Toowoomba, 4th-5th October 2001

Report No:


Title of Topic:

How do we Record and Value Qualitative Data that Demonstrates Change in a Community?

  • To meet outcomes
  • Justify what you do
  • Share stories within/between communities
  • Link to policy development

Name of Leader:

Rachael Webster & Sue Sorensen

Names of Participants:

Peter Long, Noel Ainsworth, Ray Murphy, Margaret Cruickshank, Valerie Sapin, Graham Harris, Katherine Boon, Peter Wegener, Maxine Schache and a couple of unnamed people.

Main points of discussion

  • The purpose of the question was to stimulate discussion on how to effectively record and present qualitative data to communities, co-workers and organisations and policy makers.
  • The Victorian government to moved from production based to environmental
  • outcomes, which has recently evolved to include social aspects – triple bottom line.
  • There was an example given of the Future Profit – Improve program, that’s based on Bennet’s Hierarchy.
  • RIRDC website – Jessica Dart paper published on the evaluation of extension.
  • The values of case studies and testimonies, eg. The engagement of journalists in Longreach to record changes in the peoples own words that could be compiled into fact sheets for project managers or funding bodies.
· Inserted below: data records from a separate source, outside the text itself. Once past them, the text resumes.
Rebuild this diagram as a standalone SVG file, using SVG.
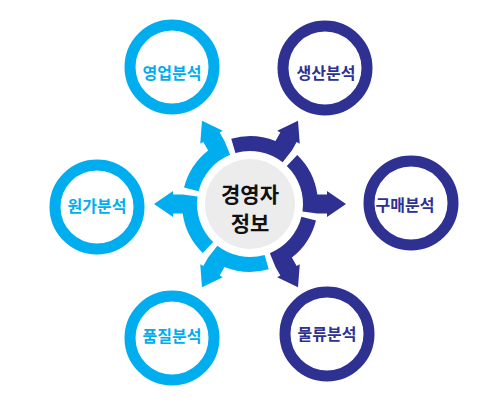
<svg xmlns="http://www.w3.org/2000/svg" xmlns:xlink="http://www.w3.org/1999/xlink" width="500" height="410" viewBox="0 0 500 410">
<style>
.ring{fill:none;stroke-width:11}
.cy{stroke:#00aeef}
.nv{stroke:#2e3192}
.lbl{font-family:"Noto Sans CJK KR","Noto Sans",sans-serif;font-weight:bold;font-size:16px;text-anchor:middle;dominant-baseline:central}
.tcy{fill:#00aeef}
.tnv{fill:#2e3192}
.ctr{font-family:"Noto Sans CJK KR","Noto Sans",sans-serif;font-weight:bold;font-size:21px;text-anchor:middle;fill:#111}
</style>
<defs>
<path id="arr" d="M36.82,-38.12 A53,53 0 0,1 52.48,7.38 L67.34,9.46 L77,9.46 L77,13 L96,0 L77,-13 L77,-9.46 L67.34,-9.46 A68,68 0 0,0 47.24,-48.91 Z"/>
</defs>
<rect width="500" height="410" fill="#fff"/>
<g id="connectors">
<use xlink:href="#arr" href="#arr" fill="#2e3192" transform="translate(250 204) rotate(-60)"/>
<use xlink:href="#arr" href="#arr" fill="#2e3192" transform="translate(250 204) rotate(0)"/>
<use xlink:href="#arr" href="#arr" fill="#2e3192" transform="translate(250 204) rotate(60)"/>
<use xlink:href="#arr" href="#arr" fill="#00aeef" transform="translate(250 204) rotate(120)"/>
<use xlink:href="#arr" href="#arr" fill="#00aeef" transform="translate(250 204) rotate(180)"/>
<use xlink:href="#arr" href="#arr" fill="#00aeef" transform="translate(250 204) rotate(240)"/>
</g>
<g id="center">
<circle cx="250" cy="204" r="45" fill="#ececec"/>
<text class="ctr" x="250" y="202">경영자</text>
<text class="ctr" x="250" y="231">정보</text>
</g>
<g id="n-sales">
<circle class="ring cy" cx="172" cy="67" r="42"/>
<text class="lbl tcy" x="172" y="72">영업분석</text>
</g>
<g id="n-production">
<circle class="ring nv" cx="325" cy="68" r="42"/>
<text class="lbl tnv" x="326" y="72">생산분석</text>
</g>
<g id="n-cost">
<circle class="ring cy" cx="97" cy="207" r="42"/>
<text class="lbl tcy" x="97" y="205">원가분석</text>
</g>
<g id="n-purchase">
<circle class="ring nv" cx="411" cy="203" r="42"/>
<text class="lbl tnv" x="405" y="204">구매분석</text>
</g>
<g id="n-quality">
<circle class="ring cy" cx="172" cy="338" r="42"/>
<text class="lbl tcy" x="172" y="335">품질분석</text>
</g>
<g id="n-logistics">
<circle class="ring nv" cx="327" cy="334" r="42"/>
<text class="lbl tnv" x="327" y="333">물류분석</text>
</g>
</svg>
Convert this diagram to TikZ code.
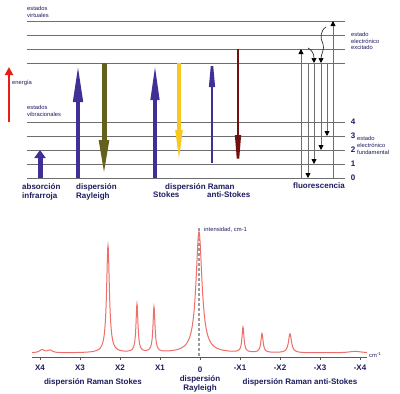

This led to longitudinal studies being conducted in the area and demonstrated a need to use mixed approaches in recording information.
  • The value of inviting funders to experience the situation for themselves to make their own judgements. Funding bodies like a personal touch and hearing comments from people.
  • Other creative ways to collect data are – tape, videorecording, diaries, reflections and case studies.
  • That there’s a need to align your work to funders priorities and record information that meets these priorities.
  • That semi structured phone interviews have been valuable to assess change over a long period of time – from a Victorian experience.
  • Bennet’s Hierarchy is useful as it offers some structure to the recording of information – making qualitative evaluation closer to quanitative evaluation.
  • There are benefits of asking people outside your work, field or project to gauge change – ask questions such as what do they know about the project and what changes they can see – finding a compromise and being strategic.
  • Practice change is complex – ? The usefulness of measuring it.
  • Question what is to be achieved and how this can be measured.
  • Policy is driven by quantitative data and there’s a culture of comfort with this form of data collection. The positioning and recording of data is important.
  • There’s been a change from people needing skills in evaluation, to the point where we’re over servicing - we are becoming imaginative by default.
  • There has been a cultural shift in the acceptance of the use of qualitative and quantitative data as valid measures of change in communities. The rigour of qualitative data collection is important.

Major outcomes (what have you achieved from this discussion; how can this make a difference; what else do you need to do?)

Increasingly qualitative data is being utilised and valued across community development.

The question on how qualitative data is recorded and presented as a valid indicator of change remains and will be developed and expanded as we continue to work with communities.